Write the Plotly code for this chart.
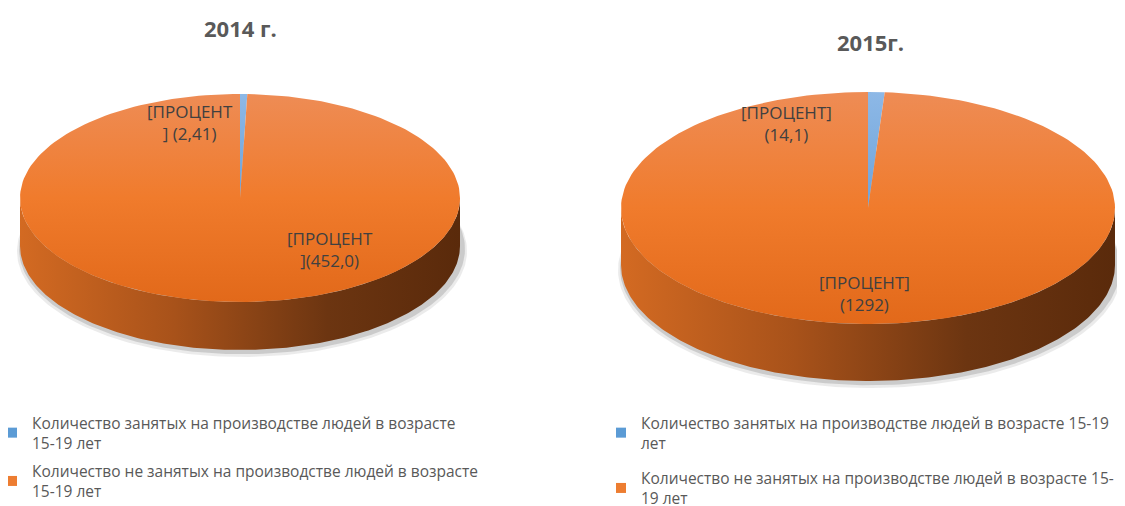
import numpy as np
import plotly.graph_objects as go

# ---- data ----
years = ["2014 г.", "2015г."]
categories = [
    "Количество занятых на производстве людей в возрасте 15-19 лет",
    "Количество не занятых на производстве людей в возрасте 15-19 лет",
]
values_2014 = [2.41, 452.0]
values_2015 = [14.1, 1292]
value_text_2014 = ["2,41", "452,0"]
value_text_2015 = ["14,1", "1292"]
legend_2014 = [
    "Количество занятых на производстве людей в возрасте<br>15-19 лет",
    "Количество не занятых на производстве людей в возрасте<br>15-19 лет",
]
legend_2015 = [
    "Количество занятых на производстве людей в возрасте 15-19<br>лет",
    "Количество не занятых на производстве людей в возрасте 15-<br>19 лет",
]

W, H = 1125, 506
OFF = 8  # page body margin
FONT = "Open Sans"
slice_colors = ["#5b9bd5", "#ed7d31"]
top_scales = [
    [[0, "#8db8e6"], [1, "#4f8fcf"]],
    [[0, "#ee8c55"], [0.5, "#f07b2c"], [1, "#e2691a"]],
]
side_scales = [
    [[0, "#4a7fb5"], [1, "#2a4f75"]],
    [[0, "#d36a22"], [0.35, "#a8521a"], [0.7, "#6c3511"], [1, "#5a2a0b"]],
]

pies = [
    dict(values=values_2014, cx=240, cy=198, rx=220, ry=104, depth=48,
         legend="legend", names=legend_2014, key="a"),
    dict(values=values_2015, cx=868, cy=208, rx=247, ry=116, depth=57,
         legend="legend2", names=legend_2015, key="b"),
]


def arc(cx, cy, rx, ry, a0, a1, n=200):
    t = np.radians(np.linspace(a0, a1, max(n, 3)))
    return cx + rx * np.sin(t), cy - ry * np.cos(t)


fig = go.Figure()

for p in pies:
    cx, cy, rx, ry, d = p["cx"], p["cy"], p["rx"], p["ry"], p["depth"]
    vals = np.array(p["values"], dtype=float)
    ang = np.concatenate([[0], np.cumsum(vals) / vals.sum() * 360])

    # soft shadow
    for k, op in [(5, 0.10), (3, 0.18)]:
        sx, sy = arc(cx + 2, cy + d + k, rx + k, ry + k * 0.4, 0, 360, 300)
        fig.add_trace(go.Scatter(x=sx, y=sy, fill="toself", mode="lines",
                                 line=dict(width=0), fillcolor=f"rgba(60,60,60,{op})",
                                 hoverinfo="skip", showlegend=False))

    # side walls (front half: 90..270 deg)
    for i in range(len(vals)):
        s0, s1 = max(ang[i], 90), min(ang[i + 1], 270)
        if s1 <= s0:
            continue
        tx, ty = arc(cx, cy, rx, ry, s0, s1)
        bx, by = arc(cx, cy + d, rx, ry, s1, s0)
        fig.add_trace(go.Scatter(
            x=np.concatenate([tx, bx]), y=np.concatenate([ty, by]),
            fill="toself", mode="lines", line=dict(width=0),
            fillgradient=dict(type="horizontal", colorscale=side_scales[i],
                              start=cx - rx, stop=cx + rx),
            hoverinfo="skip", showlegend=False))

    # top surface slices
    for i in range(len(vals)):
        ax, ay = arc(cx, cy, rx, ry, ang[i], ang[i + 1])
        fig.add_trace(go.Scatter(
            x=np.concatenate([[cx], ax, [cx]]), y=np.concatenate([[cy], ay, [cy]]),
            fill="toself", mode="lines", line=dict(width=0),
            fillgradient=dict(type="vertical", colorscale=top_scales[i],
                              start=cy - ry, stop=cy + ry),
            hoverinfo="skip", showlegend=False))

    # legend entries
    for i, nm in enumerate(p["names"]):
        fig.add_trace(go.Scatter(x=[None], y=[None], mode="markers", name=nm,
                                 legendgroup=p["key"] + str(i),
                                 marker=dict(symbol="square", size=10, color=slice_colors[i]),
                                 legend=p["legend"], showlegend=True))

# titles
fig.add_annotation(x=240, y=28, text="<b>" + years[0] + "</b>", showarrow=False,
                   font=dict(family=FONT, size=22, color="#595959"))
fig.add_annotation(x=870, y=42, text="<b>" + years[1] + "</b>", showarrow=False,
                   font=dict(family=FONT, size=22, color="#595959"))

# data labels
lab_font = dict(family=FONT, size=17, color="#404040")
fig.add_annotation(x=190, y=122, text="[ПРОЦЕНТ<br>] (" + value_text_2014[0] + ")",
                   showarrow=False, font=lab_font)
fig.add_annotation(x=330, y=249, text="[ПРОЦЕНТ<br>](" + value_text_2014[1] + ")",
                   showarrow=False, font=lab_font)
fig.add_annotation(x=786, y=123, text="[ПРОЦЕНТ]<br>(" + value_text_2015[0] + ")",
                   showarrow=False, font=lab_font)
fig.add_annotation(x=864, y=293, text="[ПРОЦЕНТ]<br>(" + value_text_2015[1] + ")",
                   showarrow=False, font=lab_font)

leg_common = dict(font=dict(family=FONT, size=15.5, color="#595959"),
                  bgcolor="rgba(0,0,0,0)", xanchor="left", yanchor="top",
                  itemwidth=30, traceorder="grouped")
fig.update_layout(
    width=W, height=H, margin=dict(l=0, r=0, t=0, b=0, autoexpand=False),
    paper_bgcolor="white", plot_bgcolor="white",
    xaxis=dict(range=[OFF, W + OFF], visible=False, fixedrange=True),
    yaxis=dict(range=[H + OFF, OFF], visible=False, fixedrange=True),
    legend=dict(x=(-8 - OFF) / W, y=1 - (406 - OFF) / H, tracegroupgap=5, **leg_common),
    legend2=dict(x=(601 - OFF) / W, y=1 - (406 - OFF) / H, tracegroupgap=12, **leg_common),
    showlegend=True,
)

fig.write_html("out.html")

Aim
Write out again, exactly, the lines from the start of the listing up to the line containing "import plotly.graph_objects as go", with both ends and without pictures.

Full solution
Write the Plotly code for this chart.
import numpy as np
import plotly.graph_objects as go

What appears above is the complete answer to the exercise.